Language

When a text has characters not present in a specified font family(ies), an SVG library would try to fallback to a random font that contains those characters. This process is called font fallback. It's completely undefined and it's a rabbit hole on its own.

The problem is that a single Unicode character can have different meanings depending on the language. It's not an issue for most languages but can become one for Chinese derivatives (aka CJK).

To force the text language, SVG uses the xml:lang attribute:

<g font-family="sans-serif" font-size="32">
    <!-- Default (will usually fallback to Chinese) -->
    <text x="100" y="58" text-anchor="middle">刃直海角骨入</text>
    <!-- Japanese -->
    <text x="100" y="108" text-anchor="middle" xml:lang="ja">刃直海角骨入</text>
    <!-- Traditional Chinese -->
    <text x="100" y="158" text-anchor="middle" xml:lang="zh-HANT">刃直海角骨入</text>
</g>

Here we define font-family to be essentially anything and we have three text elements with exactly the same content, but different languages.

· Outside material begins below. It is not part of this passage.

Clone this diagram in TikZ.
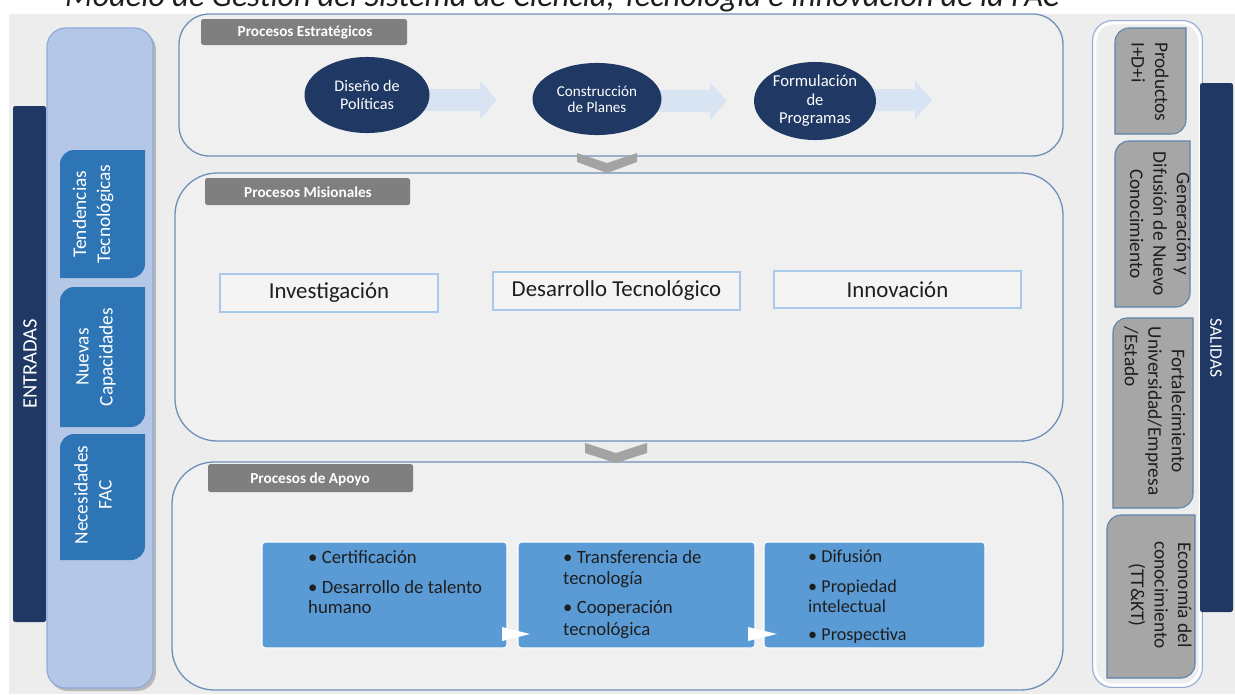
\documentclass[tikz,border=0pt]{standalone}
\usepackage{fontspec}
\setmainfont{Carlito}
\usetikzlibrary{shapes.geometric}
\definecolor{navy}{HTML}{1F3864}
\definecolor{bggray}{HTML}{EDEDED}
\definecolor{panelfill}{HTML}{F0F0F0}
\definecolor{panelline}{HTML}{6F8FBA}
\definecolor{lightpanel}{HTML}{B4C7E7}
\definecolor{lightpanelline}{HTML}{8EA9DB}
\definecolor{entblue}{HTML}{2E75B6}
\definecolor{apoyoblue}{HTML}{5B9BD5}
\definecolor{boxgray}{HTML}{A6A6A6}
\definecolor{grayline}{HTML}{5F82AE}
\definecolor{tabgray}{HTML}{7F7F7F}
\definecolor{arrowfill}{HTML}{D9E4F2}
\definecolor{chevgray}{HTML}{A3A3A3}
\definecolor{misline}{HTML}{A9C9EA}
\definecolor{misfill}{HTML}{F4F4F4}
\definecolor{darktext}{HTML}{1E1E1E}
\newcommand{\DiagRect}[5]{%
  \path[#1] (#2,{(#3+#5)/2}) [rounded corners=12pt] -- (#2,#3) [sharp corners] -- (#4,#3)
    [rounded corners=12pt] -- (#4,#5) [sharp corners] -- (#2,#5) -- cycle;}
\newcommand{\BlockArrow}[4]{%
  \fill[arrowfill] (#1,#4-11) -- (#3,#4-11) -- (#3,#4-19) -- (#2,#4) -- (#3,#4+19)
    -- (#3,#4+11) -- (#1,#4+11) -- cycle;}
\tikzset{
  panel/.style={draw=panelline, fill=panelfill, line width=1.1pt},
  tab/.style={fill=tabgray, rounded corners=1.5pt},
  tabtext/.style={text=white, font=\bfseries\fontsize{13}{15}\selectfont, inner sep=0pt},
  ell/.style={ellipse, fill=navy, text=white, inner sep=0pt, align=center},
  misbox/.style={draw=misline, fill=misfill, line width=0.9pt, text=darktext,
    font=\fontsize{19.5}{22}\selectfont, inner sep=0pt},
  apoyobox/.style={fill=apoyoblue, draw=white, line width=0.9pt, rounded corners=3pt},
  apoyotext/.style={anchor=north west, align=left, inner sep=0pt, text=darktext},
  enttext/.style={rotate=90, text=white, align=center, inner sep=0pt,
    font=\fontsize{16.5}{20.5}\selectfont},
  saltext/.style={rotate=-90, text=darktext, inner sep=0pt,
    font=\fontsize{16.5}{20}\selectfont},
  chev/.style={fill=chevgray},
}
\begin{document}
\begin{tikzpicture}[x=0.03cm,y=-0.03cm]
\useasboundingbox (0,0) rectangle (1235,694);
\clip (0,0) rectangle (1235,694);
\fill[white] (0,0) rectangle (1235,694);
\fill[bggray] (9,14) rectangle (1235,694);
% title (cut at top)
\node[anchor=base west, inner sep=0pt, text=darktext,
  font=\itshape\fontsize{27.5}{30}\selectfont] (title) at (65,6.5)
  {Modelo de Gestión del Sistema de Ciencia, Tecnología e Innovación de la FAC};

% ---------- ENTRADAS ----------
\fill[navy, rounded corners=2pt] (13,106) rectangle (46,622);
\node[rotate=90, text=white, inner sep=0pt, font=\fontsize{17.5}{20}\selectfont] (entradas) at (30,364) {ENTRADAS};
\fill[black!28, rounded corners=16pt] (49,31) rectangle (156,691);
\draw[draw=lightpanelline, fill=lightpanel, line width=1pt, rounded corners=16pt] (47,28) rectangle (153,688);
\DiagRect{fill=entblue}{60}{150}{145}{278}
\DiagRect{fill=entblue}{60}{287}{145}{427}
\DiagRect{fill=entblue}{60}{434}{145}{560}
\node[enttext] (e1) at (93,214) {Tendencias\\Tecnológicas};
\node[enttext] (e2) at (96,357) {Nuevas\\Capacidades};
\node[enttext] (e3) at (93,495) {Necesidades\\FAC};

% ---------- Procesos Estrategicos ----------
\draw[panel, rounded corners=26pt] (179,14) rectangle (1063,156);
\fill[tab] (201,19) rectangle (407,45);
\node[tabtext] (t1) at (305,32) {Procesos Estratégicos};
\BlockArrow{420}{497}{480}{100}
\BlockArrow{655}{727}{710}{101}
\BlockArrow{870}{932}{915}{100}
\node[ell, minimum width=106.7pt, minimum height=64.9pt,
  font=\fontsize{13.8}{15.4}\selectfont] (d1) at (367,95) {Diseño de\\Políticas};
\node[ell, minimum width=110.1pt, minimum height=61.5pt,
  font=\fontsize{12.9}{13.9}\selectfont] (d2) at (597,99) {Construcción\\de Planes};
\node[ell, minimum width=104.1pt, minimum height=66.6pt,
  font=\fontsize{14.2}{15.8}\selectfont] (d3) at (815,101) {Formulación\\de\\Programas};

% ---------- Procesos Misionales ----------
\draw[panel, rounded corners=36pt] (175,173) rectangle (1063,441);
\fill[tab] (205,178) rectangle (410,205);
\node[tabtext] (t2) at (308,192) {Procesos Misionales};
\node[misbox, minimum width=186.1pt, minimum height=32.4pt] (m1) at (329,293) {Investigación};
\node[misbox, minimum width=210.8pt, minimum height=32.4pt] (m2) at (616.5,291) {Desarrollo Tecnológico};
\node[misbox, minimum width=210.8pt, minimum height=31.6pt] (m3) at (897.5,289.5) {Innovación};

% ---------- Procesos de Apoyo ----------
\draw[panel, rounded corners=36pt] (172,462) rectangle (1063,690);
\fill[tab] (208,464) rectangle (413,492);
\node[tabtext] (t3) at (310,479) {Procesos de Apoyo};
\draw[apoyobox] (262,542) rectangle (507,648);
\draw[apoyobox] (518,542) rectangle (755,648);
\draw[apoyobox] (764,542) rectangle (985,648);
\fill[white] (502,627) -- (530,634) -- (502,641) -- cycle;
\fill[white] (748,627) -- (777,634) -- (748,641) -- cycle;
\node[apoyotext, font=\fontsize{16}{17}\selectfont] (a1) at (308,550)
  {• Certificación\\[8.6pt]• Desarrollo de talento\\humano};
\node[apoyotext, font=\fontsize{16}{18.3}\selectfont] (a2) at (563,550)
  {• Transferencia de\\tecnología\\[6.4pt]• Cooperación\\tecnológica};
\node[apoyotext, font=\fontsize{15.5}{16.6}\selectfont] (a3) at (808,550)
  {• Difusión\\[9pt]• Propiedad\\intelectual\\[7.2pt]• Prospectiva};

% chevrons
\path[chev] (577,153) -- (607,163) -- (637,153) -- (637,162) -- (607,173) -- (577,162) -- cycle;
\path[chev] (585,443) -- (616,453) -- (647,443) -- (647,453) -- (616,463) -- (585,453) -- cycle;

% ---------- SALIDAS ----------
\draw[white, line width=2.2pt, rounded corners=16pt] (1095,23) rectangle (1200,685);
\draw[lightpanelline, line width=0.8pt, rounded corners=17pt] (1092.5,20.5) rectangle (1202.5,687.5);
\fill[navy, rounded corners=2pt] (1200,83) rectangle (1233,612);
\node[rotate=-90, text=white, inner sep=0pt, font=\fontsize{15}{18}\selectfont] (salidas) at (1216,348) {SALIDAS};
\DiagRect{fill=boxgray, draw=grayline, line width=0.9pt}{1115}{28}{1186}{134}
\DiagRect{fill=boxgray, draw=grayline, line width=0.9pt}{1115}{141}{1190}{307}
\DiagRect{fill=boxgray, draw=grayline, line width=0.9pt}{1113}{318}{1193}{508}
\DiagRect{fill=boxgray, draw=grayline, line width=0.9pt}{1107}{515}{1195}{678}
\node[saltext, align=left, anchor=west] (s1) at (1150,42) {Productos\\I+D+i};
\node[saltext, align=center] (s2) at (1160,224) {Generación y\\Difusión de Nuevo\\Conocimiento};
\node[saltext] (s3) at (1153,411) {\begin{tabular}{@{}c@{}}Fortalecimiento\\Universidad/Empresa\\\multicolumn{1}{@{}l@{}}{/Estado}\end{tabular}};
\node[saltext, align=center] (s4) at (1160,595) {Economía del\\conocimiento\\(TT\&KT)};
\end{tikzpicture}
\end{document}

Based on my tests, only Chrome, Firefox and librsvg do handle xml:lang and the expected output should look something like this:

As you can see, while our Unicode strings are identical, they are rendered differently.
On macOS, Chrome would fallback to the following fonts:

  • PingFang SC for the "default" language
  • Hiragino Kaku Gothic ProN for Japanese
  • PingFang TC for Traditional Chinese

And while the actual "style" of a glyph can be different depending on a font, the hieroglyph itself should always be the same.


Note: This chapter was inspired by this article.